Several senators, including Grassley and Akaka, plan to revive a whistleblower bill that would make it more difficult for an agency to revoke someone’s security clearance. Under current law, the revocation of security clearances is not a “prohibited personnel practice” that can be administratively appealed, giving agencies complete discretion. The proposed legislation would force the agency to report to Congress when these clearances are revoked. This, supporters say, will bring sunshine to the process.

Others express doubts that this proposed measure will become law.

“I don’t think that Congress would pass legislation that would keep an agency from taking away a whistleblowers’ security clearance. Congress is very deferential on national security issues,” as are the courts, said Michael Selmi, a professor who teaches employment and civil rights law at George Washington University Law School.

The Bush administration tried to strip whistleblower protections for employees in the Homeland Security Act in November 2002. The administration argued it needed to keep whistleblowers from revealing national security information. The secretary of the Department of Homeland Security should be able to withdraw whistleblower protections, including security clearances. The administration dropped this proposal after several senators attacked it.

“I think there’s a certain amount of arrogance about departments that think they have to be protected against whistleblowers,” Grassley was reported as saying in a June 27 New York Times article.

Since 1978, federal employees who had a “reasonable belief” that serious government misconduct was taking place and came forward with this information were protected from government retaliation, first under the Civil Service Reform Act of 1978 and then under the Whistleblower Protection Act of 1989.

But a 1999 U.S. Court of Appeals (Federal Circuit) decision changed this standard. In White v. Lachance, the court ruled that a whistleblower did not merit protection under the Whistleblower Protection Act, despite the fact that an Air Force employee, backed by his coworkers, reasonably believed that his disclosures exposed gross government mismanagement.

Employees who go public with their allegations must instead have indisputable evidence that the government is acting wrongly.

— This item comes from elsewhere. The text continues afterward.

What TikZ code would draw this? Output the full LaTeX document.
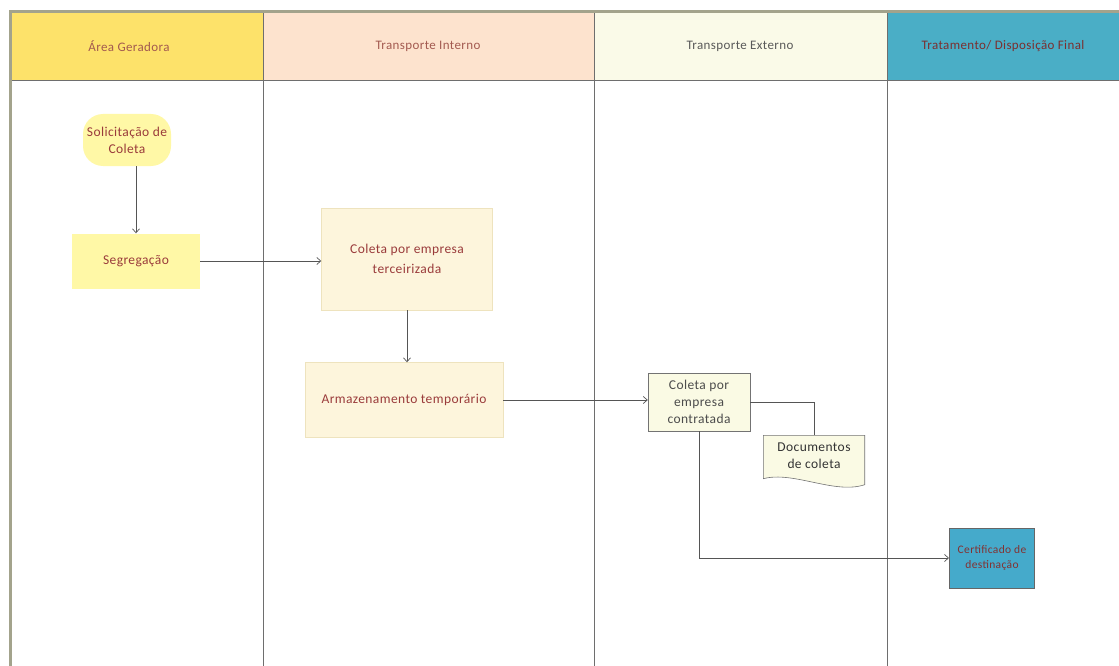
\documentclass[tikz,border=0pt]{standalone}
\usepackage{fontspec}
\setmainfont{Carlito}
\newfontfamily\boxfont[LetterSpace=3]{Carlito}
\usetikzlibrary{arrows.meta}
\definecolor{frame}{HTML}{A3A38C}
\definecolor{lane}{HTML}{6E6E6E}
\definecolor{hdrA}{HTML}{FDE26A}
\definecolor{hdrB}{HTML}{FDE3CE}
\definecolor{hdrC}{HTML}{FAFAE8}
\definecolor{hdrD}{HTML}{4AAEC6}
\definecolor{hdrtxt}{HTML}{A35A50}
\definecolor{boxtxt}{HTML}{9A3B3B}
\definecolor{yelA}{HTML}{FFF8A6}
\definecolor{cream}{HTML}{FDF5DC}
\definecolor{creamline}{HTML}{EEE3BE}
\definecolor{pale}{HTML}{FAFAE4}
\definecolor{teal}{HTML}{45AACB}
\definecolor{wire}{HTML}{555555}
\begin{document}
\begin{tikzpicture}[x=1pt,y=-1pt,
  every node/.style={font=\boxfont\fontsize{13.5}{17}\selectfont, align=center, inner sep=0pt},
  hdr/.style={draw=none, text=hdrtxt, font=\boxfont\fontsize{13}{15}\selectfont},
  flowbox/.style={rectangle, text=boxtxt},
  wire/.style={draw=wire, line width=0.7pt},
  arr/.style={wire, -{Straight Barb[length=4pt,width=7pt]}}]
\useasboundingbox (0,0) rectangle (1119,666);
\fill[white] (0,0) rectangle (1119,666);
% header band
\fill[hdrA] (11,13) rectangle (263,80);
\fill[hdrB] (263,13) rectangle (594,80);
\fill[hdrC] (594,13) rectangle (887,80);
\fill[hdrD] (887,13) rectangle (1119,80);
\node[hdr] (h1) at (129,46) {Área Geradora};
\node[hdr] (h2) at (428,46) {Transporte Interno};
\node[hdr, text=black!65] (h3) at (740,46) {Transporte Externo};
\node[hdr, text=boxtxt!80!black] (h4) at (1003,46) {Tratamento/ Disposição Final};
% lanes
\draw[lane, line width=0.8pt] (11,80) -- (1119,80);
\draw[lane, line width=0.8pt] (263,13) -- (263,666);
\draw[lane, line width=0.8pt] (594,13) -- (594,666);
\draw[lane, line width=0.8pt] (887,13) -- (887,666);
% outer frame
\draw[frame, line width=3pt] (10,666) -- (10,12) -- (1119,12);
% steps
\node[flowbox, fill=yelA, rounded corners=20pt, minimum width=88pt, minimum height=52pt] (sol) at (127,140) {Solicitação de\\Coleta};
\node[flowbox, fill=yelA, minimum width=128pt, minimum height=55pt] (seg) at (136,261) {Segregação};
\node[flowbox, fill=cream, draw=creamline, minimum width=171pt, minimum height=102pt] (ter) at (407,259) {Coleta por empresa\\[3pt]terceirizada};
\node[flowbox, fill=cream, draw=creamline, minimum width=198pt, minimum height=75pt] (arm) at (404,400) {Armazenamento temporário};
\node[flowbox, fill=pale, draw=black!55, text=black!70, minimum width=102pt, minimum height=58pt] (con) at (699,402) {Coleta por\\empresa\\contratada};
\node[minimum width=101pt, minimum height=45pt] (doc) at (814,458) {};
\fill[pale] (doc.north west) -- (doc.north east) -- ([yshift=-4pt]doc.south east)
  .. controls ([xshift=-30pt,yshift=-14pt]doc.south east) and ([xshift=30pt,yshift=10pt]doc.south west) .. ([yshift=2pt]doc.south west) -- cycle;
\draw[black!55, line width=0.6pt] (doc.north west) -- (doc.north east) -- ([yshift=-4pt]doc.south east)
  .. controls ([xshift=-30pt,yshift=-14pt]doc.south east) and ([xshift=30pt,yshift=10pt]doc.south west) .. ([yshift=2pt]doc.south west) -- cycle;
\node[text=black!80] (doctext) at (814,456) {Documentos\\de coleta};
\node[flowbox, fill=teal, draw=black!60, line width=1pt, text=boxtxt!85!black, minimum width=85pt, minimum height=60pt, font=\boxfont\fontsize{11.5}{15}\selectfont] (cert) at (992,558) {Certificado de\\destinação};
% connectors
\draw[arr] (seg.north |- sol.south) -- (seg.north);
\draw[arr] (seg) -- (ter.west |- seg.east);
\draw[arr] (ter.south) -- (ter.south |- arm.north);
\draw[arr] (arm.east) -- (con.west |- arm.east);
\draw[wire] (con.east) -| (doc.north);
\draw[arr] (con.south) |- (cert.west);
\end{tikzpicture}
\end{document}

The government is presumed to be acting “correctly, fairly and in good faith,” according to the court.

With this standard, the court made it difficult for whistleblowers to win their cases.

“The odds for winning a case under this onerous standard is like winning the Powerball,” Devine said.

Because the Federal Circuit, which currently has jurisdiction over all whistleblower cases, has been so unfriendly, current Senate draft legislation would allow plaintiffs to take their cases to other appellate courts. The Federal Circuit was set up in 1982 to have exclusive jurisdiction over certain legal issues, such as customs, federal claims, and other administrative topics, including the whistleblower law. The jurisdiction of all other federal appellate courts is defined geographically, not by issue.